Print word for word the first line of the listing below and every line after it, through the line with "const yTicks = [0, 20, 40, 60, 80, 100, 120];". Leave out the pictures and the rest.

>> begin

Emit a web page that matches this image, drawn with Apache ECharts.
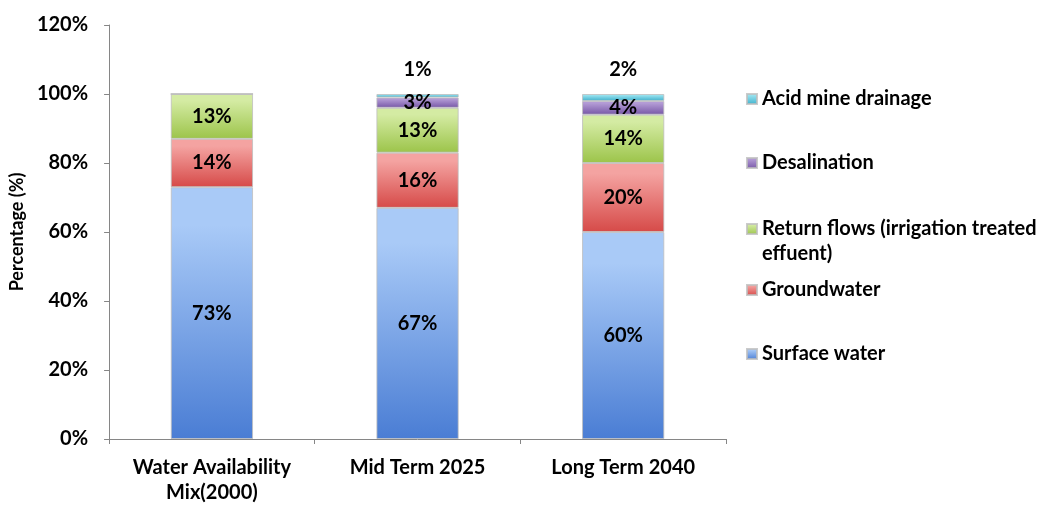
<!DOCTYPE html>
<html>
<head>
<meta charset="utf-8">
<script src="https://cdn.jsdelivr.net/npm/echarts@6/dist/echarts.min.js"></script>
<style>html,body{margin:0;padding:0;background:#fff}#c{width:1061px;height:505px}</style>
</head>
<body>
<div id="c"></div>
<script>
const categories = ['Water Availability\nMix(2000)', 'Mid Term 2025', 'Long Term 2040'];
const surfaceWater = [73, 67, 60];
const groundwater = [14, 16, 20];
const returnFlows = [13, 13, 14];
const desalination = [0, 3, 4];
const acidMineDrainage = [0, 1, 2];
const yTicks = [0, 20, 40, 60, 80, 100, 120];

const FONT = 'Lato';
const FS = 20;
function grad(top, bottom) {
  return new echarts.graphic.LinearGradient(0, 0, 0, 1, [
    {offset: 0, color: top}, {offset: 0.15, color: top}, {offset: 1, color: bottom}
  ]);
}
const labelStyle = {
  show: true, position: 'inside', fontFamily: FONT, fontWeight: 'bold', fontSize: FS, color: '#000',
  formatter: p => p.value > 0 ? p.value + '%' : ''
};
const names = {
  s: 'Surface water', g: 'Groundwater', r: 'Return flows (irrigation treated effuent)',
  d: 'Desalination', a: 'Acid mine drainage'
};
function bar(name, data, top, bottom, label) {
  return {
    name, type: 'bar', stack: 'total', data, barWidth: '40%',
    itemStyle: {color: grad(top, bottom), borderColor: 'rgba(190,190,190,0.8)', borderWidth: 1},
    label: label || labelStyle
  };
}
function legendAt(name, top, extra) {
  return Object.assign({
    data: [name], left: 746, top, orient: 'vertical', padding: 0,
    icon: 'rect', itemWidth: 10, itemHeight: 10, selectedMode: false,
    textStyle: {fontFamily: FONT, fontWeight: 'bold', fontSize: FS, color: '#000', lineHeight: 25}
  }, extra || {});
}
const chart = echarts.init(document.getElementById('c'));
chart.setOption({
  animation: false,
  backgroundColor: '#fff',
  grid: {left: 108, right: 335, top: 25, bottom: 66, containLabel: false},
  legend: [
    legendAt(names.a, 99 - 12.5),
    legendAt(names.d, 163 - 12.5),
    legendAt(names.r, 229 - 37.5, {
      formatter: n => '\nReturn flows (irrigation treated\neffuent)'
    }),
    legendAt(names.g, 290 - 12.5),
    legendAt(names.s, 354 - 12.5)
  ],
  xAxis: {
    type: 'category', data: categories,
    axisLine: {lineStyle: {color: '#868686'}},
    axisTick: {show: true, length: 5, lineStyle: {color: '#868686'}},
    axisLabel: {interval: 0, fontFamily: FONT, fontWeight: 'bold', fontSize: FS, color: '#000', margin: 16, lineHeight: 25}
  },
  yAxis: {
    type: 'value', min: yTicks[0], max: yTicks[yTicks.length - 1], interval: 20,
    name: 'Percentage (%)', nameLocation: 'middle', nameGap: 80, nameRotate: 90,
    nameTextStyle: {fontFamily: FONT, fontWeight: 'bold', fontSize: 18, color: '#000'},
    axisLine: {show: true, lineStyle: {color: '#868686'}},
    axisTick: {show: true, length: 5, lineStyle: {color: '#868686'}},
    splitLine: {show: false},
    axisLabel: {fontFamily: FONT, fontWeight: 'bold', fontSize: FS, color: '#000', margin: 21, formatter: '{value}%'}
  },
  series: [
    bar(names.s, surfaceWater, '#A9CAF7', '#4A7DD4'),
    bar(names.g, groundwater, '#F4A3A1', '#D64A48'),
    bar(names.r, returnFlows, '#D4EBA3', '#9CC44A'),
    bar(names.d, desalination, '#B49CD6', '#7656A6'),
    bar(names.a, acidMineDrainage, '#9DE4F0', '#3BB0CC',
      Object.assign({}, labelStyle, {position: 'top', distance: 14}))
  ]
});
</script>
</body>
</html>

>> end

Output of the task
Emit a web page that matches this image, drawn with Apache ECharts.
<!DOCTYPE html>
<html>
<head>
<meta charset="utf-8">
<script src="https://cdn.jsdelivr.net/npm/echarts@6/dist/echarts.min.js"></script>
<style>html,body{margin:0;padding:0;background:#fff}#c{width:1061px;height:505px}</style>
</head>
<body>
<div id="c"></div>
<script>
const categories = ['Water Availability\nMix(2000)', 'Mid Term 2025', 'Long Term 2040'];
const surfaceWater = [73, 67, 60];
const groundwater = [14, 16, 20];
const returnFlows = [13, 13, 14];
const desalination = [0, 3, 4];
const acidMineDrainage = [0, 1, 2];
const yTicks = [0, 20, 40, 60, 80, 100, 120];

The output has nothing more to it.